Repeat the whole of the data, keeping every detail the same.

>>>>

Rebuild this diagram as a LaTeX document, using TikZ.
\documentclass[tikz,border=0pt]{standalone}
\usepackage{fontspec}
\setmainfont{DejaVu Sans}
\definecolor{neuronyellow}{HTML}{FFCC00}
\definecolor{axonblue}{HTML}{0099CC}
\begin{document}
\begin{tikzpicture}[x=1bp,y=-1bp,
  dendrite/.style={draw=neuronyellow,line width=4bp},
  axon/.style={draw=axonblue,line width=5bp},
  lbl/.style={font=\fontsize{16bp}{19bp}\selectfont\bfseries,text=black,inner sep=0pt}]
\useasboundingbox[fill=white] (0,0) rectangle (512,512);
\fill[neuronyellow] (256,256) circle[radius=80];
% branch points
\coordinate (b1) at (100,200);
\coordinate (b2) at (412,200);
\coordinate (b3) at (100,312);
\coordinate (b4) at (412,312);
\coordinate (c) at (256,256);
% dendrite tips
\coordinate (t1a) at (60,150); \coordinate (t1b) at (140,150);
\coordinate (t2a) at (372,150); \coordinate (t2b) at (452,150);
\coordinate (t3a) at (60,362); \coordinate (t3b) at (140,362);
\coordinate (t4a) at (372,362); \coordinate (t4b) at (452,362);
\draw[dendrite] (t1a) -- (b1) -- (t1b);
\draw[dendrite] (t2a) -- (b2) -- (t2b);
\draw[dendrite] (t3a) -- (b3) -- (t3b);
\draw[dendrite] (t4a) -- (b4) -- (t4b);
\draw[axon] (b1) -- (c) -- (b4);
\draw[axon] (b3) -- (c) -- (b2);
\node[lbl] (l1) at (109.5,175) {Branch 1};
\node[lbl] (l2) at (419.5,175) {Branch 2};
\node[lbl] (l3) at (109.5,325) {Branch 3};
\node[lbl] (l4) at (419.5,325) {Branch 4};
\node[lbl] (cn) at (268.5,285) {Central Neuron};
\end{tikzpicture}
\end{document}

<<<<

- **Completed exercise**:
Rebuild this diagram as a LaTeX document, using TikZ.
\documentclass[tikz,border=0pt]{standalone}
\usepackage{fontspec}
\setmainfont{DejaVu Sans}
\definecolor{neuronyellow}{HTML}{FFCC00}
\definecolor{axonblue}{HTML}{0099CC}
\begin{document}
\begin{tikzpicture}[x=1bp,y=-1bp,
  dendrite/.style={draw=neuronyellow,line width=4bp},
  axon/.style={draw=axonblue,line width=5bp},
  lbl/.style={font=\fontsize{16bp}{19bp}\selectfont\bfseries,text=black,inner sep=0pt}]
\useasboundingbox[fill=white] (0,0) rectangle (512,512);
\fill[neuronyellow] (256,256) circle[radius=80];
% branch points
\coordinate (b1) at (100,200);
\coordinate (b2) at (412,200);
\coordinate (b3) at (100,312);
\coordinate (b4) at (412,312);
\coordinate (c) at (256,256);
% dendrite tips
\coordinate (t1a) at (60,150); \coordinate (t1b) at (140,150);
\coordinate (t2a) at (372,150); \coordinate (t2b) at (452,150);
\coordinate (t3a) at (60,362); \coordinate (t3b) at (140,362);
\coordinate (t4a) at (372,362); \coordinate (t4b) at (452,362);
\draw[dendrite] (t1a) -- (b1) -- (t1b);
\draw[dendrite] (t2a) -- (b2) -- (t2b);
\draw[dendrite] (t3a) -- (b3) -- (t3b);
\draw[dendrite] (t4a) -- (b4) -- (t4b);
\draw[axon] (b1) -- (c) -- (b4);
\draw[axon] (b3) -- (c) -- (b2);
\node[lbl] (l1) at (109.5,175) {Branch 1};
\node[lbl] (l2) at (419.5,175) {Branch 2};
\node[lbl] (l3) at (109.5,325) {Branch 3};
\node[lbl] (l4) at (419.5,325) {Branch 4};
\node[lbl] (cn) at (268.5,285) {Central Neuron};
\end{tikzpicture}
\end{document}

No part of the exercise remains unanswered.